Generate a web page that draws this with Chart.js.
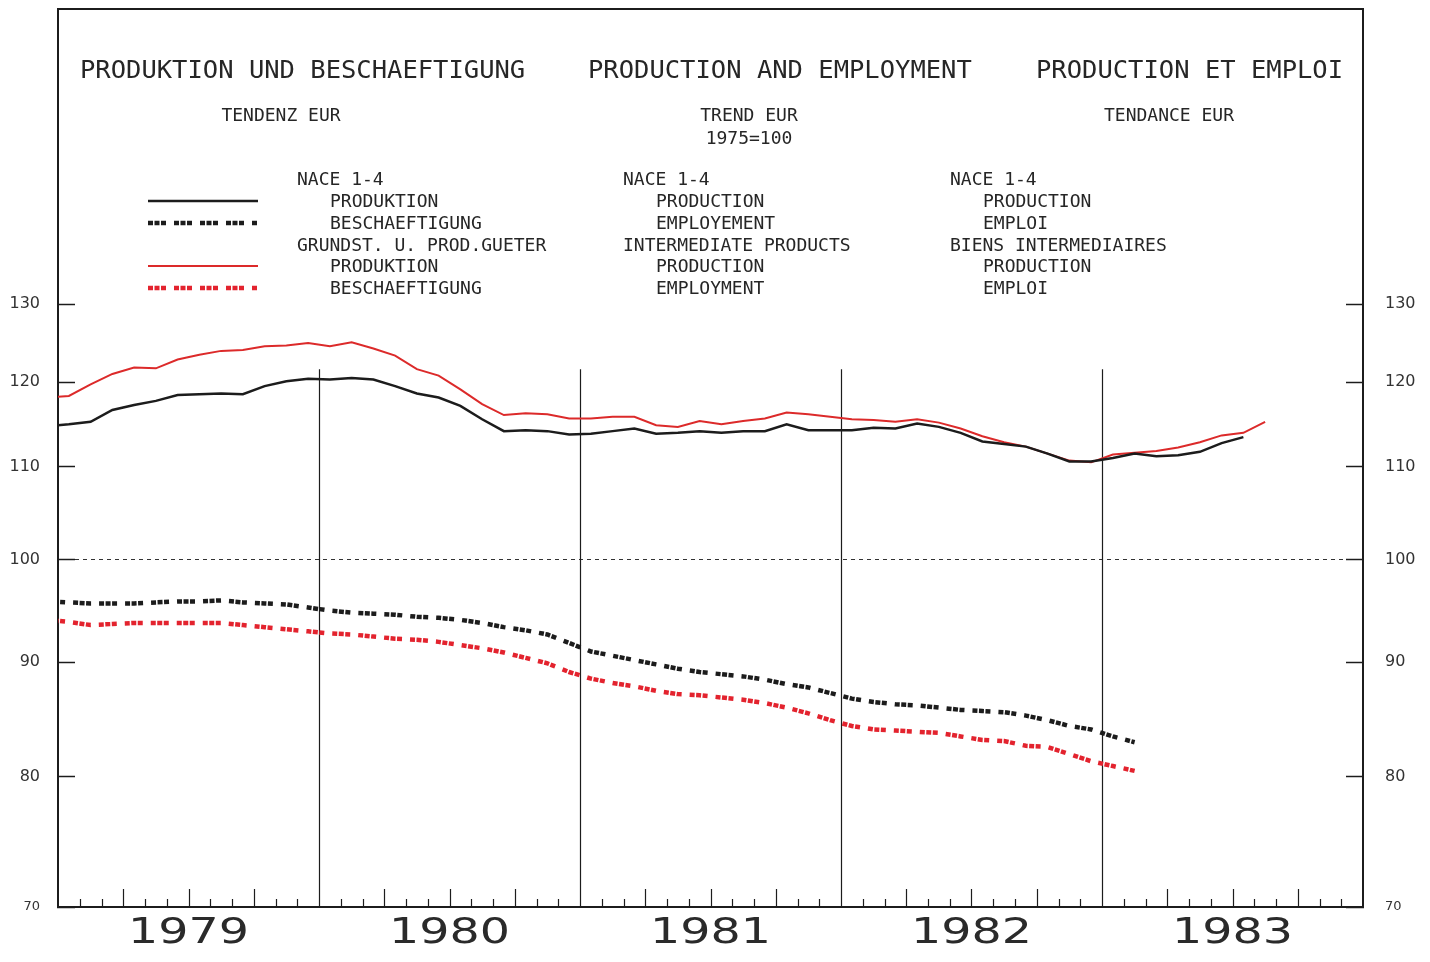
<!DOCTYPE html>
<html>
<head>
<meta charset="utf-8">
<title>Produktion und Beschaeftigung</title>
<script src="https://cdn.jsdelivr.net/npm/chart.js@4.4.1/dist/chart.umd.min.js"></script>
<style>
  html, body { margin: 0; padding: 0; background: #fff; }
  canvas { display: block; }
</style>
</head>
<body>
<canvas id="chart" width="1430" height="962"></canvas>
<script>
// monthly trend, 1975=100. first value is Dec 1978 (half a month left of the axis, gets clipped)
const years = ["1979", "1980", "1981", "1982", "1983"];
const yTicks = [70, 80, 90, 100, 110, 120, 130];

const productionNace = [
  114.7, 114.9, 115.2, 116.6, 117.2, 117.7, 118.4, 118.5, 118.6, 118.5, 119.5, 120.1, 120.4,
  120.3, 120.5, 120.3, 119.5, 118.6, 118.1, 117.1, 115.5, 114.1, 114.2, 114.1, 113.7,
  113.8, 114.1, 114.4, 113.8, 113.9, 114.1, 113.9, 114.1, 114.1, 114.9, 114.2, 114.2,
  114.2, 114.5, 114.4, 115.0, 114.6, 113.9, 112.9, 112.6, 112.3, 111.5, 110.6, 110.6,
  111.0, 111.5, 111.2, 111.3, 111.7, 112.7, 113.4
];
const employmentNace = [
  95.8, 95.7, 95.6, 95.6, 95.6, 95.7, 95.8, 95.8, 95.9, 95.7, 95.6, 95.5, 95.2,
  94.9, 94.7, 94.6, 94.5, 94.3, 94.2, 94.0, 93.7, 93.3, 93.0, 92.6, 91.8,
  91.0, 90.6, 90.2, 89.8, 89.4, 89.1, 88.9, 88.7, 88.4, 88.0, 87.7, 87.2,
  86.7, 86.4, 86.2, 86.1, 85.9, 85.7, 85.6, 85.5, 85.2, 84.8, 84.3, 84.0,
  83.4, 82.9
];
const productionInter = [
  118.1, 118.3, 119.7, 121.0, 121.8, 121.7, 122.8, 123.4, 123.9, 124.0, 124.5, 124.6, 124.9,
  124.5, 125.0, 124.2, 123.3, 121.6, 120.8, 119.1, 117.3, 116.0, 116.2, 116.1, 115.6,
  115.6, 115.8, 115.8, 114.8, 114.6, 115.3, 114.9, 115.3, 115.6, 116.3, 116.1, 115.8,
  115.5, 115.4, 115.2, 115.5, 115.1, 114.4, 113.5, 112.8, 112.3, 111.5, 110.7, 110.5,
  111.4, 111.6, 111.8, 112.2, 112.8, 113.6, 113.9, 115.2
];
const employmentInter = [
  94.0, 93.8, 93.5, 93.6, 93.7, 93.7, 93.7, 93.7, 93.7, 93.5, 93.3, 93.1, 92.9,
  92.7, 92.6, 92.4, 92.2, 92.1, 91.9, 91.6, 91.3, 90.9, 90.4, 89.9, 89.1,
  88.5, 88.1, 87.8, 87.4, 87.1, 87.0, 86.8, 86.6, 86.3, 85.9, 85.4, 84.8,
  84.3, 84.0, 83.9, 83.8, 83.7, 83.4, 83.1, 83.0, 82.6, 82.5, 81.9, 81.3,
  80.9, 80.5
];

const titles = ["PRODUKTION UND BESCHAEFTIGUNG", "PRODUCTION AND EMPLOYMENT", "PRODUCTION ET EMPLOI"];
const subtitles = [["TENDENZ EUR"], ["TREND EUR", "1975=100"], ["TENDANCE EUR"]];
const legendDe = ["NACE 1-4", "PRODUKTION", "BESCHAEFTIGUNG", "GRUNDST. U. PROD.GUETER", "PRODUKTION", "BESCHAEFTIGUNG"];
const legendEn = ["NACE 1-4", "PRODUCTION", "EMPLOYEMENT", "INTERMEDIATE PRODUCTS", "PRODUCTION", "EMPLOYMENT"];
const legendFr = ["NACE 1-4", "PRODUCTION", "EMPLOI", "BIENS INTERMEDIAIRES", "PRODUCTION", "EMPLOI"];

const INK = "#1c1c1c";
const RED = "#dc2a2a";
const MONO = "'DejaVu Sans Mono', monospace";
const DOTS = [5, 1.5, 5, 1.5, 5, 8];

const toPoints = vals => vals.map((v, i) => ({ x: i - 0.5, y: v }));

const paper = {
  id: "paper",
  beforeDatasetsDraw(chart) {
    const { ctx, chartArea: a, scales: { x, y } } = chart;
    ctx.save();
    ctx.strokeStyle = INK;
    ctx.lineWidth = 2;
    ctx.beginPath();
    ctx.moveTo(a.left - 1, a.top);
    ctx.lineTo(a.right + 1, a.top);
    ctx.stroke();

    // year separators
    ctx.lineWidth = 1.2;
    const top = y.getPixelForValue(121.6);
    for (let m = 12; m < 60; m += 12) {
      const px = Math.round(x.getPixelForValue(m)) + 0.5;
      ctx.beginPath();
      ctx.moveTo(px, top);
      ctx.lineTo(px, a.bottom);
      ctx.stroke();
    }
    // month ticks, longer each quarter
    for (let m = 1; m < 60; m++) {
      if (m % 12 === 0) continue;
      const px = Math.round(x.getPixelForValue(m)) + 0.5;
      const len = m % 3 === 0 ? 18 : 8;
      ctx.beginPath();
      ctx.moveTo(px, a.bottom);
      ctx.lineTo(px, a.bottom - len);
      ctx.stroke();
    }
    ctx.restore();
  },
  afterDraw(chart) {
    const { ctx, scales: { x } } = chart;
    const ds = chart.data.datasets;
    ctx.save();
    ctx.fillStyle = "#262626";
    ctx.textBaseline = "middle";

    ctx.font = "25.5px " + MONO;
    ctx.textAlign = "left";
    [80, 588, 1036].forEach((tx, i) => ctx.fillText(titles[i], tx, 71));

    ctx.font = "18px " + MONO;
    ctx.textAlign = "center";
    [281, 749, 1169].forEach((cx, i) => {
      subtitles[i].forEach((s, r) => ctx.fillText(s, cx, 116 + r * 23));
    });

    ctx.textAlign = "left";
    const rows = [180, 202, 224, 246, 267, 289];
    [[legendDe, 297], [legendEn, 623], [legendFr, 950]].forEach(([lines, lx]) => {
      lines.forEach((s, r) => {
        const indent = (r === 0 || r === 3) ? 0 : 33;
        ctx.fillText(s, lx + indent, rows[r]);
      });
    });

    // legend samples use the dataset styles
    [1, 2, 4, 5].forEach((r, i) => {
      const d = ds[i];
      ctx.save();
      ctx.strokeStyle = d.borderColor;
      ctx.lineWidth = d.borderWidth;
      ctx.setLineDash(d.borderDash || []);
      ctx.beginPath();
      ctx.moveTo(148, rows[r] - 1);
      ctx.lineTo(258, rows[r] - 1);
      ctx.stroke();
      ctx.restore();
    });

    // year labels, wide plotter-like digits
    ctx.font = "36px 'DejaVu Sans'";
    ctx.fillStyle = "#2a2a2a";
    ctx.textAlign = "center";
    years.forEach((yr, j) => {
      const cx = x.getPixelForValue(6 + 12 * j);
      ctx.save();
      ctx.translate(cx, 934);
      ctx.scale(1.32, 1);
      ctx.fillText(yr, 0, 0);
      ctx.restore();
    });
    ctx.restore();
  }
};

const yAxis = (position, width, padding) => ({
  type: "logarithmic",
  position: position,
  min: 70,
  max: 176,
  afterBuildTicks(s) { s.ticks = yTicks.map(v => ({ value: v })); },
  afterFit(s) {
    s.width = width;
    s.paddingTop = 0;
    s.paddingBottom = 0;
  },
  ticks: {
    padding: padding,
    color: "#333",
    font: c => ({ family: "'DejaVu Sans'", size: c.tick && c.tick.value === 70 ? 13 : 16 }),
    callback: v => String(v)
  },
  grid: {
    drawOnChartArea: position === "left",
    color: c => (c.tick && c.tick.value === 100 ? "#333" : "rgba(0,0,0,0)"),
    lineWidth: 1,
    borderDash: [4, 4],
    drawTicks: true,
    tickLength: -17,
    tickColor: INK,
    tickWidth: 1.5
  },
  border: { display: true, color: INK, width: 2, dash: [4, 4] }
});

new Chart(document.getElementById("chart"), {
  type: "line",
  data: {
    datasets: [
      { label: "Produktion NACE 1-4", data: toPoints(productionNace), borderColor: INK, borderWidth: 2.5 },
      { label: "Beschaeftigung NACE 1-4", data: toPoints(employmentNace), borderColor: INK, borderWidth: 4.5, borderDash: DOTS },
      { label: "Produktion Grundst. u. Prod.gueter", data: toPoints(productionInter), borderColor: RED, borderWidth: 2 },
      { label: "Beschaeftigung Grundst. u. Prod.gueter", data: toPoints(employmentInter), borderColor: "#e3232e", borderWidth: 4.5, borderDash: DOTS }
    ]
  },
  options: {
    responsive: false,
    devicePixelRatio: 1,
    animation: false,
    layout: { padding: { top: 9, left: 0, right: 0, bottom: 0 } },
    elements: { point: { radius: 0 }, line: { tension: 0, fill: false } },
    datasets: { line: { clip: 0 } },
    scales: {
      x: {
        type: "linear",
        min: 0,
        max: 60,
        ticks: { display: false },
        grid: { display: false, drawTicks: false },
        border: { display: true, color: INK, width: 2 },
        afterFit(s) { s.height = 55; }
      },
      y: yAxis("left", 58, 35),
      y2: yAxis("right", 67, 39)
    },
    plugins: {
      legend: { display: false },
      tooltip: { enabled: false }
    }
  },
  plugins: [paper]
});
</script>
</body>
</html>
# # # # #
- _DESCRIPTION OF THE TASK_
Every line from the top of the material above through the line with "const yTicks = [70, 80, 90, 100, 110, 120, 130];" should be duplicated exactly, please; leave out the pictures.

- _TASK ANSWER_
Generate a web page that draws this with Chart.js.
<!DOCTYPE html>
<html>
<head>
<meta charset="utf-8">
<title>Produktion und Beschaeftigung</title>
<script src="https://cdn.jsdelivr.net/npm/chart.js@4.4.1/dist/chart.umd.min.js"></script>
<style>
  html, body { margin: 0; padding: 0; background: #fff; }
  canvas { display: block; }
</style>
</head>
<body>
<canvas id="chart" width="1430" height="962"></canvas>
<script>
// monthly trend, 1975=100. first value is Dec 1978 (half a month left of the axis, gets clipped)
const years = ["1979", "1980", "1981", "1982", "1983"];
const yTicks = [70, 80, 90, 100, 110, 120, 130];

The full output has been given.